Plaintiffs filed a Statement of Material Facts pursuant to Rule 56.1 of the Local Rules for the Southern and Eastern Districts of New York in support of their motion for summary judgment. However, they did not file any opposition to the Statement of Material Facts submitted filed by defendants in support of their motion for summary judgment. Generally, a "plaintiff['s] failure to respond or contest the facts set forth by the defendants in their Rule 56.1 statement as being undisputed constitutes an admission of those facts, and those facts are accepted as being undisputed." Jessamy v. City of New Rochelle, 292 F. Supp. 2d 498, 504-05 (S.D.N.Y. 2003) (quoting NAS Elecs., Inc. v. Transtech Elecs. PTE Ltd., 262 F. Supp. 2d 134, 139 (S.D.N.Y 2003)); see also Millus v. D'Angelo, 224 F.3d 137, 138 (2d Cir. 2000). However, notwithstanding plaintiffs' violation of Rule 56.1, the court will deem admitted only those facts in defendants' Rule 56.1 Statement that are supported and verified by admissible evidence in the record and not controverted by other admissible evidence in the record. See Jessamy, 292 F. Supp. 2d at 504. Here, none of plaintiffs' submissions contradict the deposition testimony of Alexander Lasker and Boris Lasker relating to the date in which they became aware of the accident and their awareness of the possibility that it might result in a personal injury claim. Thus, interpreting the facts in the light most favorable to plaintiffs, there is no material issue of fact in dispute relating to this issue.

B. Disclaimer of Coverage

The primary issue in dispute is whether defendants have waived their ability to disclaim on the ground of late notice of occurrence. Defendants argue that their initial disclaimer and subsequent communications provide a sufficient basis to deny coverage on this ground. Plaintiffs, on the other hand, contend that UNSIC's failure to clearly and specifically disclaim on the basis of late notice of occurrence meant that defendants have waived this defense. Plaintiffs' argument is based primarily on the premise that the initial disclaimer sent by UNSIC to Home Décor on June 30, 2004 should be read to disclaim coverage on the basis of Home Décor's failure to provide timely notice of the "claim," meaning the law suit, rather than its failure to provide timely notice of the "occurrence," meaning the accident.
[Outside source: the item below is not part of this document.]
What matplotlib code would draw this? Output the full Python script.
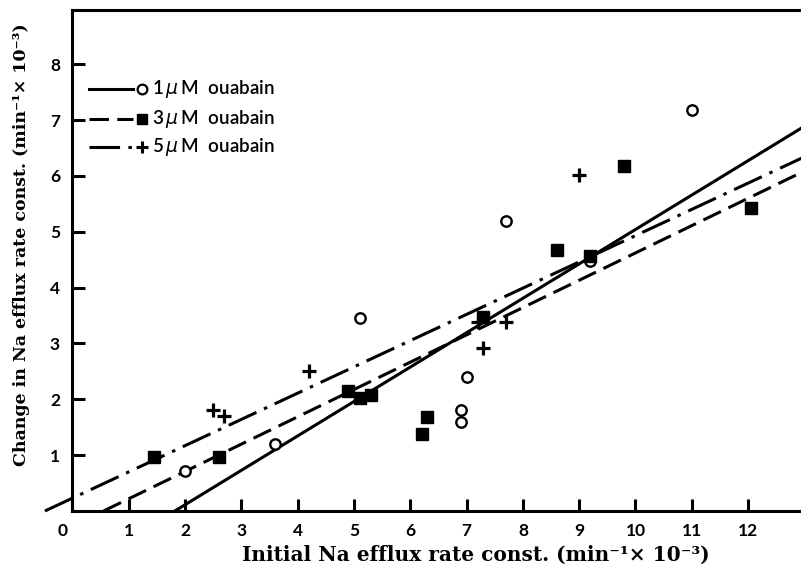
import numpy as np
import matplotlib
matplotlib.use('Agg')
import matplotlib.pyplot as plt
from matplotlib.transforms import ScaledTranslation

############################### DATA ###############################
# 1 uM ouabain (open circles)
x_1uM = [2.0, 3.6, 5.1, 6.9, 6.9, 7.0, 7.7, 9.2, 11.0]
y_1uM = [0.72, 1.2, 3.45, 1.6, 1.8, 2.4, 5.2, 4.48, 7.18]

# 3 uM ouabain (filled squares)
x_3uM = [1.45, 2.6, 4.9, 5.1, 5.3, 6.2, 6.3, 7.3, 8.6, 9.2, 9.8, 12.05]
y_3uM = [0.97, 0.97, 2.15, 2.02, 2.08, 1.37, 1.68, 3.47, 4.68, 4.57, 6.17, 5.42]

# 5 uM ouabain (plus)
x_5uM = [2.5, 2.7, 4.2, 7.2, 7.3, 7.7, 9.0]
y_5uM = [1.8, 1.7, 2.5, 3.38, 2.92, 3.38, 6.02]

# regression lines: slope, intercept
fit_1uM = (0.616, -1.12)
fit_3uM = (0.489, -0.27)
fit_5uM = (0.470, 0.23)

labels = [r'1$\,\mu\,$M  ouabain', r'3$\,\mu\,$M  ouabain', r'5$\,\mu\,$M  ouabain']

############################## PLOT #################################
plt.rcParams['lines.scale_dashes'] = False
plt.rcParams['mathtext.fontset'] = 'dejavusans'

fig = plt.figure(figsize=(8.01, 5.67), dpi=100)
ax = fig.add_axes([0.0905, 0.0988, 0.9095, 0.8836])
ax.set_xlim(0, 12.94)
ax.set_ylim(0, 8.97)

styles = [
    dict(ls='-'),
    dict(dashes=(14, 6)),
    dict(dashes=(22, 6, 2.5, 6)),
]

for (m, b), st in zip([fit_1uM, fit_3uM, fit_5uM], styles):
    x0 = -b / m
    xx = np.array([x0, 13.5])
    ax.plot(xx, m * xx + b, color='black', lw=2.2, clip_on=False, **st)

ax.plot(x_1uM, y_1uM, 'o', mfc='white', mec='black', ms=7.5, mew=1.7, clip_on=False, zorder=5)
ax.plot(x_3uM, y_3uM, 's', mfc='black', mec='black', ms=8.3, clip_on=False, zorder=5)
ax.plot(x_5uM, y_5uM, '+', color='black', ms=9.5, mew=2.3, clip_on=False, zorder=5)

# legend drawn by hand (line, marker, text)
leg_y = [0.842, 0.782, 0.726]
markers = [dict(marker='o', mfc='white', mec='black', ms=7, mew=1.6),
           dict(marker='s', mfc='black', mec='black', ms=7.5),
           dict(marker='+', color='black', ms=9, mew=2.2)]
for yy, st, mk, lab in zip(leg_y, styles, markers, labels):
    ax.plot([0.022, 0.083], [yy, yy], color='black', lw=2.2, transform=ax.transAxes, **st)
    ax.plot([0.096], [yy], transform=ax.transAxes, ls='none', **mk)
    ax.text(0.109, yy, lab, transform=ax.transAxes, va='center', ha='left',
            fontsize=13.5, family='Lato', fontweight='semibold')

ax.spines['right'].set_visible(False)
for s in ['left', 'bottom', 'top']:
    ax.spines[s].set_linewidth(2.2)

ax.set_xticks(range(0, 13))
ax.set_yticks(range(1, 9))
ax.tick_params(direction='in', length=9, width=2.2, labelsize=12.5, pad=9)
for lab in ax.get_xticklabels() + ax.get_yticklabels():
    lab.set_family('Lato')
    lab.set_fontweight('bold')
xl = ax.get_xticklabels()
xl[0].set_transform(xl[0].get_transform() + ScaledTranslation(-0.1, 0, fig.dpi_scale_trans))

fig.text(0.594, 0.022, u'Initial Na efflux rate const. (min\u207b\u00b9\u00d7 10\u207b\u00b3)',
         va='center', ha='center',
         family='DejaVu Serif', fontweight='bold', fontsize=14.5)
fig.text(0.027, 0.568, u'Change in Na efflux rate const. (min\u207b\u00b9\u00d7 10\u207b\u00b3)',
         rotation=90, va='center', ha='center',
         family='DejaVu Serif', fontweight='bold', fontsize=12.5)

fig.savefig('out.png', dpi=100)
In deciding this question, the court is mindful of the general observation that, "in the particular context of claims under insurance policies, courts have displayed special solicitude for the insured in determining whether the insurer" has a duty to uphold its obligations under the policy. Royal Ins. Co. of America v. DHL Worldwide Express, No. 98 Civ. 3743, 1999 U.S. Dist. LEXIS 13061, at *8 (S.D.N.Y. Aug. 25, 1999) (unpublished) (citing 16B John Alan Appleman Jean Appleman, Insurance Law Practice § 9082, at 508 (1981)). This consideration may be particularly apt in deciding whether an insurance company has waived conditions that it inserted in the policy for its own benefit. See id. Moreover, according to the New York Court of Appeals, insurer's disclaimers of coverage "must promptly apprise the claimant with a high degree of specificity of the ground or grounds on which the disclaimer is predicated." General Accident Ins. Grp. v. Cirucci, 414 N.Y.2d 862, 864 (1979); see also State of New York v. Amro Realty Corp., 936 F.2d 1420, 1431 (2d Cir. 1991). In justifying its reasoning, the Court of Appeals explained that "the insurer's responsibility to furnish notice of the specific ground on which the disclaimer is based is not unduly burdensome, the insurer being highly experienced and sophisticated in such matters." General Accident Ins. Grp., 414 N.Y.2d at 864. Notwithstanding these obligations on insurance companies, however, the court determines that plaintiffs have failed to demonstrate that UNSIC waived the late notice of occurrence defense.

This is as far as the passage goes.